== Task ==
Write out the listing below without alteration, omitting its pictures.

###

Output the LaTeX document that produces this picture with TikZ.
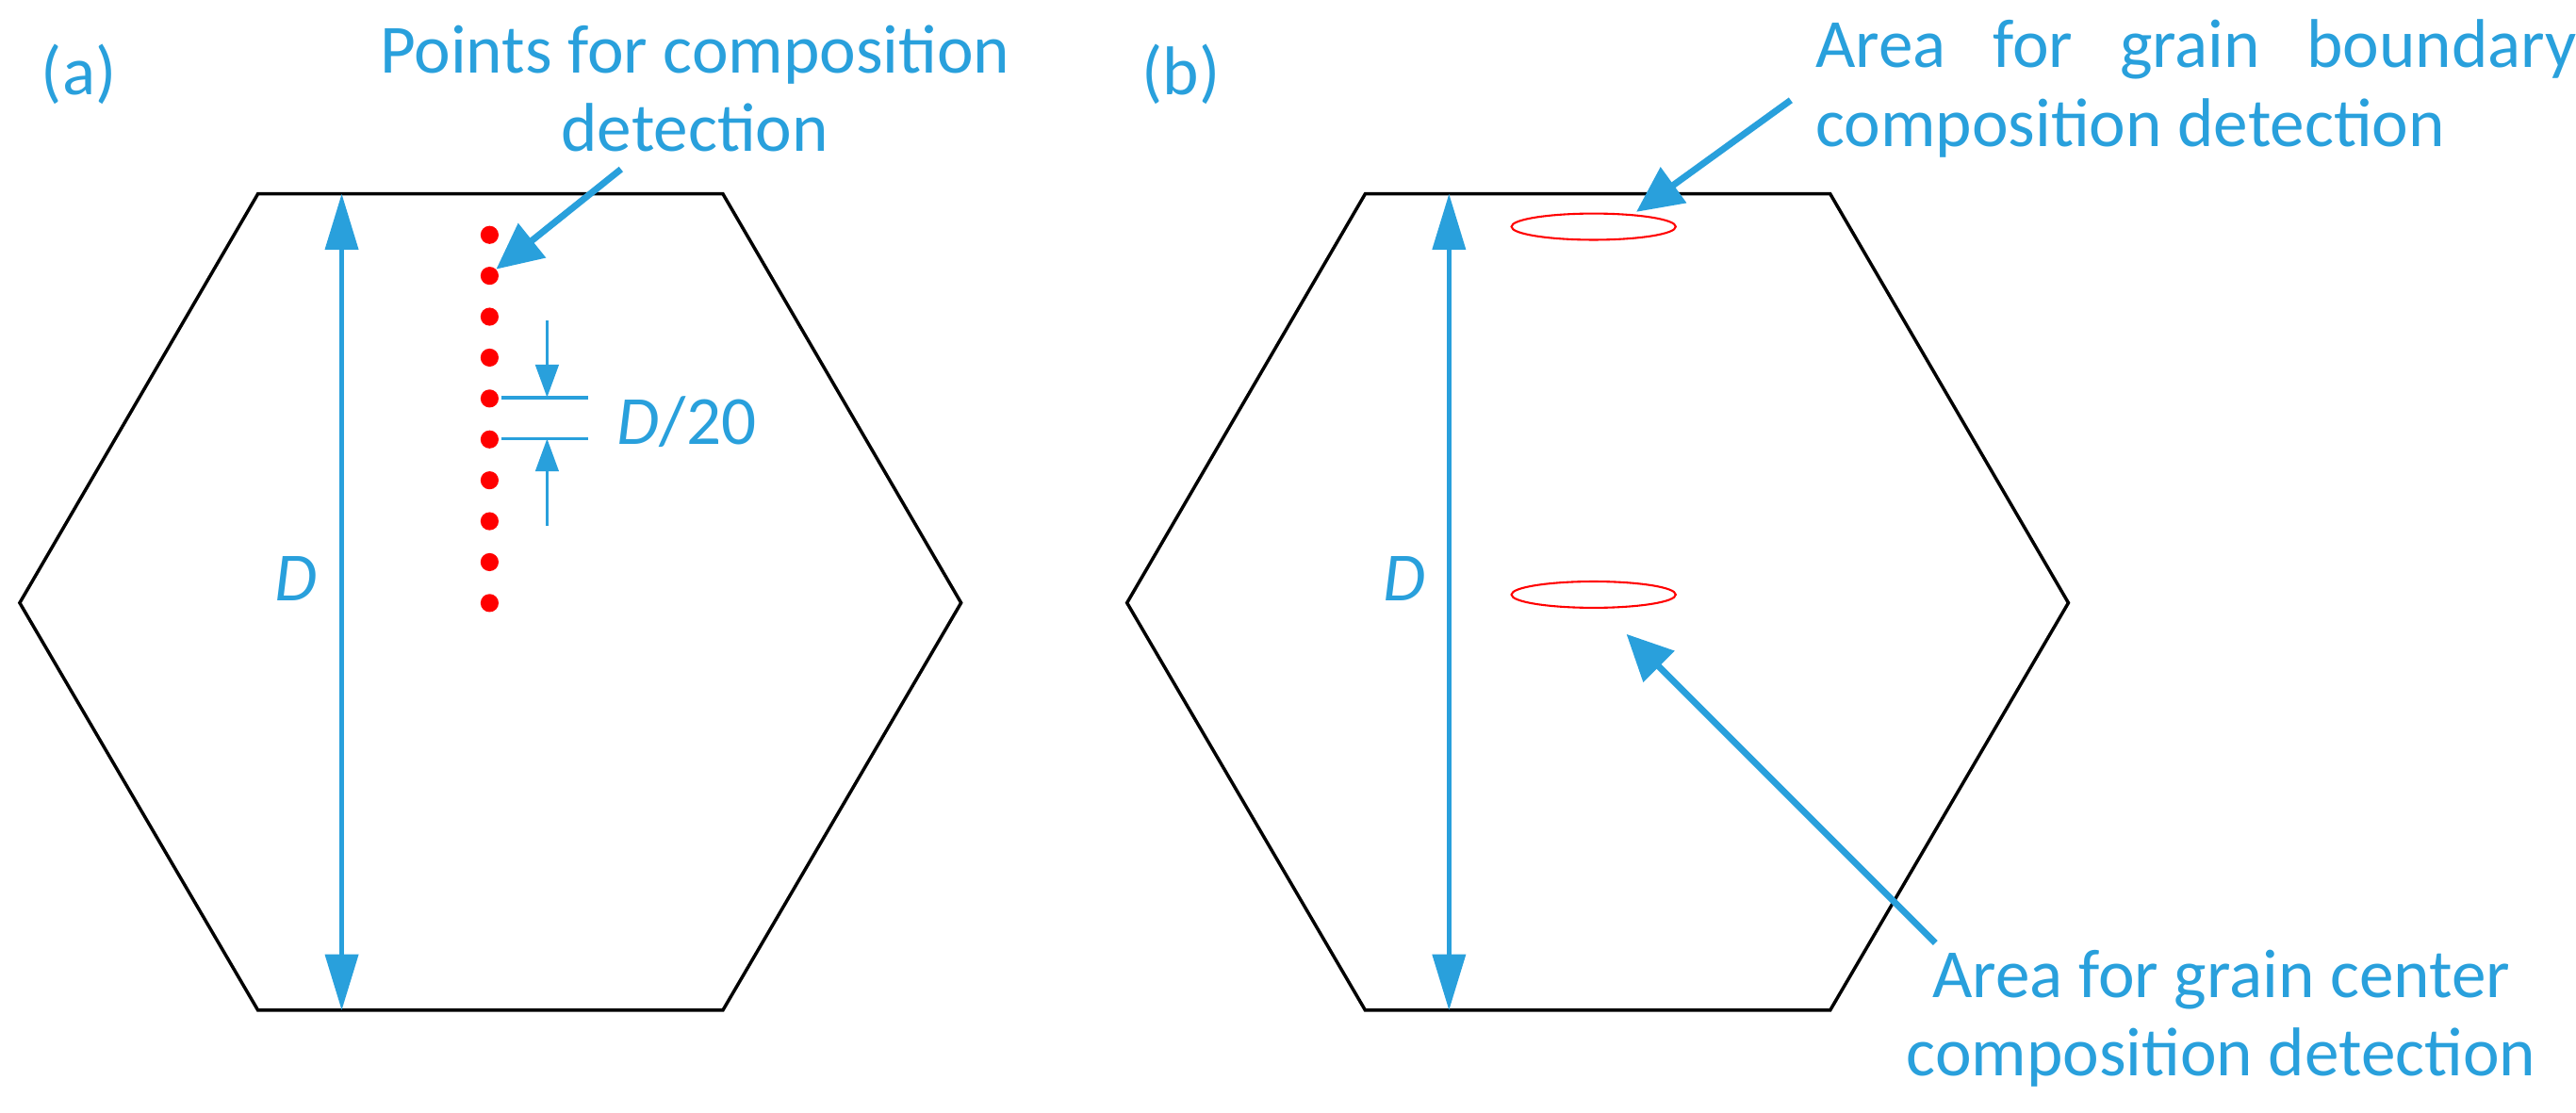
\documentclass[tikz,border=0pt]{standalone}
\usepackage{fontspec}
\setmainfont{Carlito}
\usetikzlibrary{arrows.meta}
\definecolor{cb}{HTML}{29A0DC}
\begin{document}
\begin{tikzpicture}[x=1pt,y=-1pt,
  hex/.style={draw=black,line width=2pt},
  dim/.style={draw=cb,line width=2.5pt,{Triangle[length=34pt,width=20pt]}-{Triangle[length=34pt,width=20pt]}},
  pt/.style={draw=cb,line width=4pt,-{Triangle[length=28pt,width=26pt]}},
  small/.style={draw=cb,line width=2pt,-{Triangle[length=20pt,width=14pt]}},
  lab/.style={text=cb,font=\fontsize{42}{48}\selectfont,align=center,inner sep=0pt},
  dot/.style={circle,fill=red,inner sep=0pt,minimum size=11pt},
  ell/.style={draw=red,line width=1.2pt}]
\useasboundingbox (0,0) rectangle (1568,677);
% (a)
\draw[hex] (157,118)--(440,118)--(585,367)--(440,615)--(157,615)--(12,367)--cycle;
\coordinate (at) at (208,118); \coordinate (ab) at (208,615);
\draw[dim] (at)--(ab);
\node[lab,font=\fontsize{42}{48}\selectfont\itshape] (da) at (180,352) {D};
\node[lab] (la) at (48,45) {(a)};
\foreach \i in {0,...,9}{\node[dot] (p\i) at (298,{143+\i*24.9}) {};}
\coordinate (h1a) at (305,242); \coordinate (h1b) at (358,242);
\coordinate (h2a) at (305,267); \coordinate (h2b) at (358,267);
\draw[cb,line width=2pt] (h1a)--(h1b) (h2a)--(h2b);
\coordinate (s1) at (333,195); \coordinate (e1) at (333,242);
\coordinate (s2) at (333,320); \coordinate (e2) at (333,267);
\draw[small] (s1)--(e1);
\draw[small] (s2)--(e2);
\node[lab] (d20) at (418,257) {\textit{D}/20};
\node[lab] (ta) at (423,54) {Points for composition\\detection};
\coordinate (ta1) at (378,103);
\draw[pt] (ta1)--(p1.north east);
% (b)
\draw[hex] (831,118)--(1114,118)--(1259,367)--(1114,615)--(831,615)--(686,367)--cycle;
\coordinate (bt) at (882,118); \coordinate (bb) at (882,615);
\draw[dim] (bt)--(bb);
\node[lab,font=\fontsize{42}{48}\selectfont\itshape] (db) at (855,352) {D};
\node[lab] (lb) at (719,45) {(b)};
\draw[ell] (970,138) ellipse [x radius=50,y radius=8];
\draw[ell] (970,362) ellipse [x radius=50,y radius=8];
\coordinate (e1t) at (996,129); \coordinate (e2b) at (990,386);
\node[lab,align=left,anchor=west] (tb) at (1105,54) {Area\ \ \ for\ \ \ grain\ \ \ boundary\\composition detection};
\node[lab] (tc) at (1352,620) {Area for grain center\\composition detection};
\coordinate (tb1) at (1090,61); \coordinate (tc1) at (1178,574);
\draw[pt] (tb1)--(e1t);
\draw[pt] (tc1)--(e2b);
\end{tikzpicture}
\end{document}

###

== Result of the exercise ==
Output the LaTeX document that produces this picture with TikZ.
\documentclass[tikz,border=0pt]{standalone}
\usepackage{fontspec}
\setmainfont{Carlito}
\usetikzlibrary{arrows.meta}
\definecolor{cb}{HTML}{29A0DC}
\begin{document}
\begin{tikzpicture}[x=1pt,y=-1pt,
  hex/.style={draw=black,line width=2pt},
  dim/.style={draw=cb,line width=2.5pt,{Triangle[length=34pt,width=20pt]}-{Triangle[length=34pt,width=20pt]}},
  pt/.style={draw=cb,line width=4pt,-{Triangle[length=28pt,width=26pt]}},
  small/.style={draw=cb,line width=2pt,-{Triangle[length=20pt,width=14pt]}},
  lab/.style={text=cb,font=\fontsize{42}{48}\selectfont,align=center,inner sep=0pt},
  dot/.style={circle,fill=red,inner sep=0pt,minimum size=11pt},
  ell/.style={draw=red,line width=1.2pt}]
\useasboundingbox (0,0) rectangle (1568,677);
% (a)
\draw[hex] (157,118)--(440,118)--(585,367)--(440,615)--(157,615)--(12,367)--cycle;
\coordinate (at) at (208,118); \coordinate (ab) at (208,615);
\draw[dim] (at)--(ab);
\node[lab,font=\fontsize{42}{48}\selectfont\itshape] (da) at (180,352) {D};
\node[lab] (la) at (48,45) {(a)};
\foreach \i in {0,...,9}{\node[dot] (p\i) at (298,{143+\i*24.9}) {};}
\coordinate (h1a) at (305,242); \coordinate (h1b) at (358,242);
\coordinate (h2a) at (305,267); \coordinate (h2b) at (358,267);
\draw[cb,line width=2pt] (h1a)--(h1b) (h2a)--(h2b);
\coordinate (s1) at (333,195); \coordinate (e1) at (333,242);
\coordinate (s2) at (333,320); \coordinate (e2) at (333,267);
\draw[small] (s1)--(e1);
\draw[small] (s2)--(e2);
\node[lab] (d20) at (418,257) {\textit{D}/20};
\node[lab] (ta) at (423,54) {Points for composition\\detection};
\coordinate (ta1) at (378,103);
\draw[pt] (ta1)--(p1.north east);
% (b)
\draw[hex] (831,118)--(1114,118)--(1259,367)--(1114,615)--(831,615)--(686,367)--cycle;
\coordinate (bt) at (882,118); \coordinate (bb) at (882,615);
\draw[dim] (bt)--(bb);
\node[lab,font=\fontsize{42}{48}\selectfont\itshape] (db) at (855,352) {D};
\node[lab] (lb) at (719,45) {(b)};
\draw[ell] (970,138) ellipse [x radius=50,y radius=8];
\draw[ell] (970,362) ellipse [x radius=50,y radius=8];
\coordinate (e1t) at (996,129); \coordinate (e2b) at (990,386);
\node[lab,align=left,anchor=west] (tb) at (1105,54) {Area\ \ \ for\ \ \ grain\ \ \ boundary\\composition detection};
\node[lab] (tc) at (1352,620) {Area for grain center\\composition detection};
\coordinate (tb1) at (1090,61); \coordinate (tc1) at (1178,574);
\draw[pt] (tb1)--(e1t);
\draw[pt] (tc1)--(e2b);
\end{tikzpicture}
\end{document}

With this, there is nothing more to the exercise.